Uno duda de los premios literarios hasta que se lo ganan los amigos o los escritores a quienes leemos y admiramos desde hace tiempo. Uno piensa: por fin hay algo de justicia. Uno piensa también: la literatura no tiene que ver con los premios, pero la alegría es inevitable: Mariana Enriquez acaba de recibir el Premio Herralde por su nueva novela Nuestra parte de noche; Selva Almada obtuvo el First Book Award de Edimburgo por la traducción de su novela El viento que arrasa, y hace unas semanas María Gainza recibió el Premio de Literatura Sor Juana Inés de la Cruz en México por su último libro, La luz negra. Por estos días, además, Leila Guerriero obtuvo el Premio Internacional de Periodismo Manuel Vásquez Montalbán y hace unos meses María Moreno se alzaba con el Premio Iberoamericano de Narrativa Manuel Rojas.
Lo que las une es su país de origen —Argentina— y un trabajo persistente sobre el lenguaje, cada una a su manera y para todos los gustos. Escriben novelas, cuentos, crónicas, relatos inclasificables. Abordan la lengua en todas sus posibilidades: escrituras diáfanas, sofisticadas, barrocas, neobarrocas, desbordadas, precisas, sutiles; nada de lenguas domesticadas ni obedientes.
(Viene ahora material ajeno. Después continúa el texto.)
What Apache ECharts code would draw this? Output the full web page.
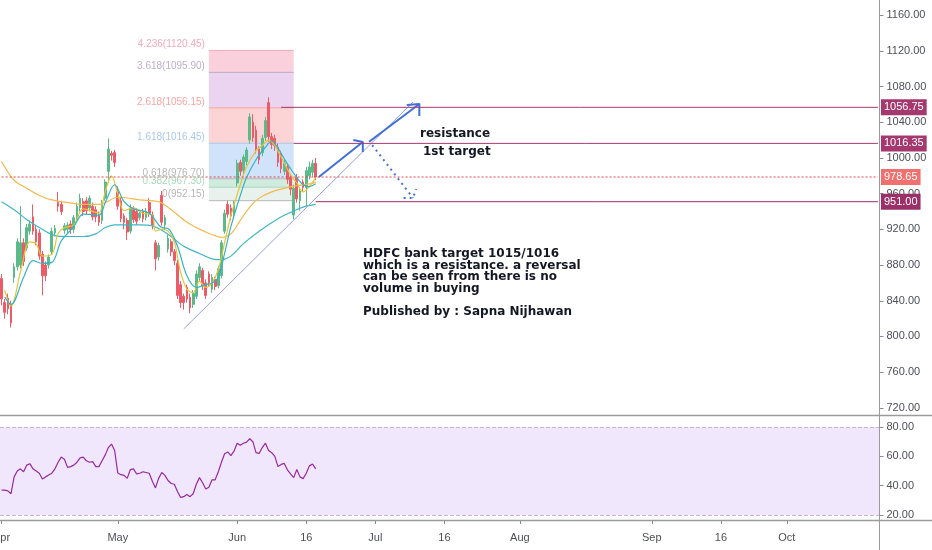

Escriben historias de terror, historias de provincia, historias políticas.
Quizás por eso la alegría que uno siente, incluso en estos días, aquí, en Chile, a pesar de todo: a veces hay algo de justicia, a veces los libros realmente valiosos encuentran, rápido, a sus lectores. La literatura argentina y particularmente la literatura escrita por mujeres argentinas desde hace rato que es una cosa extraordinaria, más allá —muchísimo más allá— de cualquiera de estos reconocimientos.
Porque decimos Mariana Enriquez, Selva Almada, María Gainza, Leila Guerriero y María Moreno, pero en realidad también estamos diciendo Hebe Uhart, Sara Gallardo, Silvina Ocampo, Sylvia Molloy, María Sonia Cristoff, Samanta Schweblin, Gabriela Cabezón Cámara, Gabriela Massuh, Aurora Venturini, Tamara Kamenszain, Juana Bignozzi, Susana Thénon, Olga Orozco, Alejandra Pizarnik, Matilde Sánchez, Adelaida Gigli, María Negroni, Josefina Ludmer, Beatriz Sarlo, Graciela Speranza y un largo y generoso y diverso etcétera.
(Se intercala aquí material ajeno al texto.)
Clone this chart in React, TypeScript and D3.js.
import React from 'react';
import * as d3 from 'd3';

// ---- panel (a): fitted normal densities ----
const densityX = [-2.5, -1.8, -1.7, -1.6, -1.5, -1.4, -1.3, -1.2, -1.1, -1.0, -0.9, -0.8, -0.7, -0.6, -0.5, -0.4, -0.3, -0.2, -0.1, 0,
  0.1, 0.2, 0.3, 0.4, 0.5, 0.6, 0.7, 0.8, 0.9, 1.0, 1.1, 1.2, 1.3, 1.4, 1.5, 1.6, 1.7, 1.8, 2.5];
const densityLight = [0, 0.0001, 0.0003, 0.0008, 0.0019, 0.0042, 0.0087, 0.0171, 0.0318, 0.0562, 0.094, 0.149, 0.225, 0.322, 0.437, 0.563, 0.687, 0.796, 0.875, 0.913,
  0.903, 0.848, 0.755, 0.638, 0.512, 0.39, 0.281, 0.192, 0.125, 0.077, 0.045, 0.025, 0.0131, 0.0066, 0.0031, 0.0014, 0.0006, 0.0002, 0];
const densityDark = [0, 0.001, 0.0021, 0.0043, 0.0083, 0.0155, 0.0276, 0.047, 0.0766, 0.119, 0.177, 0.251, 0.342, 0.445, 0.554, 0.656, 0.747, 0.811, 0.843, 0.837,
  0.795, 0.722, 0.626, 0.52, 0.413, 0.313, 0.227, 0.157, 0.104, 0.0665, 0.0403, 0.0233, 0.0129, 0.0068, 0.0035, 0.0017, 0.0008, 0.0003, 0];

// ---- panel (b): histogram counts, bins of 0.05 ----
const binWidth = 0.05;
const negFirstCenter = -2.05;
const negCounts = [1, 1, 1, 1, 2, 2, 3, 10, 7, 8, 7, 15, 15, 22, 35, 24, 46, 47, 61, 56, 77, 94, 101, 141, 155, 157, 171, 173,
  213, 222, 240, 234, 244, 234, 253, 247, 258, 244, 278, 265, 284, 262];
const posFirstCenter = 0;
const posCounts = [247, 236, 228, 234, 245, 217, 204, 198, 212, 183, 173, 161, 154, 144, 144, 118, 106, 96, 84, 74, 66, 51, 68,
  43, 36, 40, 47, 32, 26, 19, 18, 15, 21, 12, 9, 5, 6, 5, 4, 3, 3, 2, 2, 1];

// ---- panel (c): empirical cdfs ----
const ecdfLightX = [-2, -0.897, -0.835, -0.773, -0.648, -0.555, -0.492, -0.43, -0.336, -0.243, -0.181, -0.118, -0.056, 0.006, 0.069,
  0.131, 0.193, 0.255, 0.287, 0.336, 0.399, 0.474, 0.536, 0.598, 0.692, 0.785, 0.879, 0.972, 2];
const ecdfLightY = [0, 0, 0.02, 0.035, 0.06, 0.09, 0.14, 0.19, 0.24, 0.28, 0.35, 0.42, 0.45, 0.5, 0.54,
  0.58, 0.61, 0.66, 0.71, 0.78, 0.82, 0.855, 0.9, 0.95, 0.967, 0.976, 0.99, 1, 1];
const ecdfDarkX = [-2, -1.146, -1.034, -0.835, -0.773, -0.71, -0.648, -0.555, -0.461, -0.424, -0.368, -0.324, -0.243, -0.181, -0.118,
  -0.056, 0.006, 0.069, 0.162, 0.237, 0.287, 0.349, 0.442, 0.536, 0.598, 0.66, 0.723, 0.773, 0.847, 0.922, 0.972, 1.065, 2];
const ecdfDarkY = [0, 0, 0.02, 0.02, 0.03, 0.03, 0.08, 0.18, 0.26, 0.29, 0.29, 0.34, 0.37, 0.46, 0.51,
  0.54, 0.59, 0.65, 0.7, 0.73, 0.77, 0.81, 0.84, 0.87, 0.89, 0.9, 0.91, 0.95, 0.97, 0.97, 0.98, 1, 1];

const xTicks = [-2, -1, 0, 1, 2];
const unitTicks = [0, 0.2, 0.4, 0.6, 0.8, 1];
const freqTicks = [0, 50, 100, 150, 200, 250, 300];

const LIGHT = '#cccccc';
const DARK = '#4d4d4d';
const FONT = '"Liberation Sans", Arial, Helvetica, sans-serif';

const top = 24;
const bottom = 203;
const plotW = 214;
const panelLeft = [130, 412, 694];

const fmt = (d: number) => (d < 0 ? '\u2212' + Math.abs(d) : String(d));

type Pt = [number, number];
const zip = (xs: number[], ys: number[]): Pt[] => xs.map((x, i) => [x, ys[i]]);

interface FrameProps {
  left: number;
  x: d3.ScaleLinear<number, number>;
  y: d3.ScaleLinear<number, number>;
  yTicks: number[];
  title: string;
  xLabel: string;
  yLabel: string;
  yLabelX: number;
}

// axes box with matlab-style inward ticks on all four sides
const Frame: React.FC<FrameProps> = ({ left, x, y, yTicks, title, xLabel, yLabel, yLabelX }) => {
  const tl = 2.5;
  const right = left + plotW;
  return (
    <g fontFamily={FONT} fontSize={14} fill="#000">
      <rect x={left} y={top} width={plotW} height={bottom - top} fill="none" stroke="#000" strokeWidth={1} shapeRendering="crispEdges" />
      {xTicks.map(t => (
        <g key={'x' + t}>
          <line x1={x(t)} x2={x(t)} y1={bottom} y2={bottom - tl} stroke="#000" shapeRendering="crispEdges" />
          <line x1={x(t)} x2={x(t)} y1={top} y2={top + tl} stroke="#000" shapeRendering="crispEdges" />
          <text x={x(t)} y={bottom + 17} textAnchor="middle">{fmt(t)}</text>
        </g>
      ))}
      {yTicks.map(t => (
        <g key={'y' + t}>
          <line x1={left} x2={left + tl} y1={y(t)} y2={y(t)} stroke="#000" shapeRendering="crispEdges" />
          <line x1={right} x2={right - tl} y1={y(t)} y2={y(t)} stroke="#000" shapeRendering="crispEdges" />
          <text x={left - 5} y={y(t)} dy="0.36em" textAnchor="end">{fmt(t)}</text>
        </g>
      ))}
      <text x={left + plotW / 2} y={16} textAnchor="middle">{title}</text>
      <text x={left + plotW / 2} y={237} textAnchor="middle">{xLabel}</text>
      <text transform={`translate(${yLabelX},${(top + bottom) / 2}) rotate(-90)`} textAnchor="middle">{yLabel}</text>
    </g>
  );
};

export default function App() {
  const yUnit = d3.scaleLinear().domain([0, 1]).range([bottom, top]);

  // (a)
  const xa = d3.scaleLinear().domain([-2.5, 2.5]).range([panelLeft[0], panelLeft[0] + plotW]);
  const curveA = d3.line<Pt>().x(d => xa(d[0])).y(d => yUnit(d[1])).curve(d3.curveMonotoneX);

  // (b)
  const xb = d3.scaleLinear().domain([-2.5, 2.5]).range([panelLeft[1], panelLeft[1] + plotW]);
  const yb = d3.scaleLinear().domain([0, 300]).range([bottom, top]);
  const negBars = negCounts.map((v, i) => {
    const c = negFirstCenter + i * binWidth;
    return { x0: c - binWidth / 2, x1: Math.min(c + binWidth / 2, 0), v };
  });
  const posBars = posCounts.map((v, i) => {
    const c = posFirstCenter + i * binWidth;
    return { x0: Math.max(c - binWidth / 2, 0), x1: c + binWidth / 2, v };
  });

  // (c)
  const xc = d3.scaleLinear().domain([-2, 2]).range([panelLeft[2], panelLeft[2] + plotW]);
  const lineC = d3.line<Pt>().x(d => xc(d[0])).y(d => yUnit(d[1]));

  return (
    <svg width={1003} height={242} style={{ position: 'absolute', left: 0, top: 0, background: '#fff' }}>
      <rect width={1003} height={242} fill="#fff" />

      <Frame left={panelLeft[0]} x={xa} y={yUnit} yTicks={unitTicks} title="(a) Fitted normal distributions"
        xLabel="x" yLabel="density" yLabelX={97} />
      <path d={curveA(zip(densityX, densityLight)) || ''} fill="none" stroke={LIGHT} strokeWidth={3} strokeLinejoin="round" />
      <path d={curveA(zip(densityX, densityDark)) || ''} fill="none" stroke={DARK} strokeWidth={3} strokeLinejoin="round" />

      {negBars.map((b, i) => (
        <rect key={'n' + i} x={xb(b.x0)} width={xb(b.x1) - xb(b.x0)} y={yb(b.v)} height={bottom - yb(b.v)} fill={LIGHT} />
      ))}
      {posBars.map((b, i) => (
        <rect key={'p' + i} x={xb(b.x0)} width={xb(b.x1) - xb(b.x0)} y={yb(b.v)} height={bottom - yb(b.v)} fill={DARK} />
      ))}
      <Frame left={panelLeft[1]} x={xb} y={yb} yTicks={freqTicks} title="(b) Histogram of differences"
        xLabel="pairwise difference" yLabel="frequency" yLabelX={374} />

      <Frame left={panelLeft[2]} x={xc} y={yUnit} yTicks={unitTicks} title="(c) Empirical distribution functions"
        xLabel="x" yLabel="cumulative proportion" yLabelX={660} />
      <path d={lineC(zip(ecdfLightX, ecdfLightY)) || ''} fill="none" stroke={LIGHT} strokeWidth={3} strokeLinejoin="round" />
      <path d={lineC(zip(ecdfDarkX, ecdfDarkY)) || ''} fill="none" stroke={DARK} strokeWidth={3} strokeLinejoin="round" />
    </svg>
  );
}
Antes de estos premios y reconocimientos —hay que decirlo sin arrogancia por supuesto—, varios editores independientes apostamos porque sus libros circularan en Chile, apostamos porque intervinieran en nuestro campo literario y porque surgieran y resurgieran diálogos que tienen una genealogía importante, pues una parte fundamental de nuestra narrativa no se entiende sin la tradición argentina.
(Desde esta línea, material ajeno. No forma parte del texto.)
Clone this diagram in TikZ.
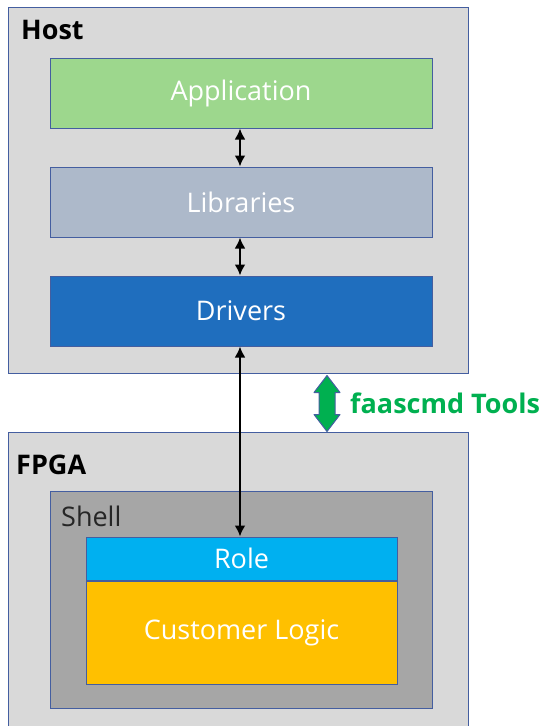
\documentclass[tikz,border=0pt]{standalone}
\usepackage{fontspec}
\setmainfont{Open Sans}
\usetikzlibrary{arrows.meta,positioning}
\definecolor{PanelGray}{RGB}{217,217,217}
\definecolor{ShellGray}{RGB}{166,166,166}
\definecolor{EdgeBlue}{RGB}{68,94,160}
\definecolor{AppGreen}{RGB}{157,215,141}
\definecolor{LibGray}{RGB}{173,185,202}
\definecolor{DrvBlue}{RGB}{31,110,190}
\definecolor{RoleBlue}{RGB}{0,176,240}
\definecolor{LogicGold}{RGB}{255,192,0}
\definecolor{ToolGreen}{RGB}{0,176,80}

\begin{document}
\begin{tikzpicture}[x=1pt,y=-1pt,>=Latex,
  panel/.style={draw=EdgeBlue,line width=1pt,fill=PanelGray,minimum width=460,inner sep=0},
  layer/.style={draw=EdgeBlue,line width=1pt,minimum width=382,minimum height=70,
    inner sep=0,text=white,font=\fontsize{27}{30}\selectfont},
  title/.style={anchor=base west,inner sep=0,font=\fontsize{27}{30}\selectfont\bfseries},
  link/.style={<->,line width=2.4pt,>={Latex[length=11pt,width=11pt]}}]
  \useasboundingbox (0,0) rectangle (542,726);
  % host side
  \node[panel,minimum height=366] (host) at (238,190) {};
  \node[title] (hostlbl) at (21,39) {Host};
  \node[layer,fill=AppGreen] (app) at (241,93) {Application};
  \node[layer,fill=LibGray] (lib) at (241,202) {Libraries};
  \node[layer,fill=DrvBlue] (drv) at (241,311) {Drivers};
  % fpga side
  \node[panel,minimum height=300] (fpga) at (238,582) {};
  \node[title] (fpgalbl) at (16,474) {FPGA};
  \node[layer,fill=ShellGray,minimum height=217] (shell) at (241,599.5) {};
  \node[anchor=base west,inner sep=0,text=black!85,font=\fontsize{27}{30}\selectfont]
    (shelllbl) at (61,526) {Shell};
  \node[layer,fill=RoleBlue,minimum width=311,minimum height=43] (role) at (241.5,558.5) {Role};
  \node[layer,fill=LogicGold,minimum width=311,minimum height=103,below=0pt of role]
    (logic) {Customer Logic};
  % connectors
  \draw[link] (app.south -| 240,0) -- (lib.north -| 240,0);
  \draw[link] (lib.south -| 240,0) -- (drv.north -| 240,0);
  \draw[link] (drv.south -| 240,0) -- (role.north -| 240,0);
  % tools arrow
  \coordinate (tt) at (host.south -| 327,0);
  \filldraw[fill=ToolGreen,draw=EdgeBlue,line width=1pt,line join=round]
    (tt) ++(0,2) -- ++(13,17) -- ++(-5,0) -- ++(0,22) -- ++(5,0) -- ++(-13,17)
    -- ++(-13,-17) -- ++(5,0) -- ++(0,-22) -- ++(-5,0) -- cycle;
  \node[anchor=west,inner sep=0,text=ToolGreen,font=\fontsize{27}{30}\selectfont\bfseries]
    (tools) at (350,403) {faascmd Tools};
\end{tikzpicture}
\end{document}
Y tal vez por eso, entre otras cosas, la alegría de estos premios trasandinos. Uno quiere pensar que se está reconociendo, también, por fin, esa tradición, esa genealogía de escritoras geniales, muchas de ellas cuyos libros nunca consiguieron el reconocimiento que se merecían. Basta pensar en Hebe Uhart publicando silenciosamente sus cuentos y novelas durante décadas: recién cuando tuvo más de 70 años, sus libros empezaron a circular fuera de Argentina. O el caso de Aurora Venturini, quien con 85 años —y después de haber publicado muchísimo— obtuvo el Premio Nueva Novela de Página/12 con ese libro desquiciado que es Las primas y, entonces, su nombre se hizo un lugar. A Silvina Ocampo se la redescubre cada cierto tiempo y Sara Gallardo está empezando a encontrar lectores en Colombia y en España, donde se la ha reeditado en estos meses. María Moreno por fin circula ya por toda Latinoamérica después de su excepcional Black out y estoy seguro de que proyectos tan singulares como el de María Sonia Cristoff y el de Gabriela Massuh serán —y ya son— fundamentales para entender qué se puede hacer con la escritura en tiempos del yo-yo-y-yo.
Hace unos días, a propósito de estos premios, Tamara Kamenszain escribió: "María Gainza, Mariana Enriquez, Selva Almada y hoy Leila Guerriero. Hay algo que es obvio pero merece ser clarificado hasta el cansancio. El cupo no es un arma para obligar a inventar lo que no había. El cupo es un arma para obligar a ver lo que ya estaba delante de los ojos pero no se quería ver. Es la herramienta más noble de una lucha en la que estamos avanzando y mucho. Exijámoslo siempre. No lo negociemos nunca".
Y sí, Tamara Kamenszain, como siempre, tiene toda la razón.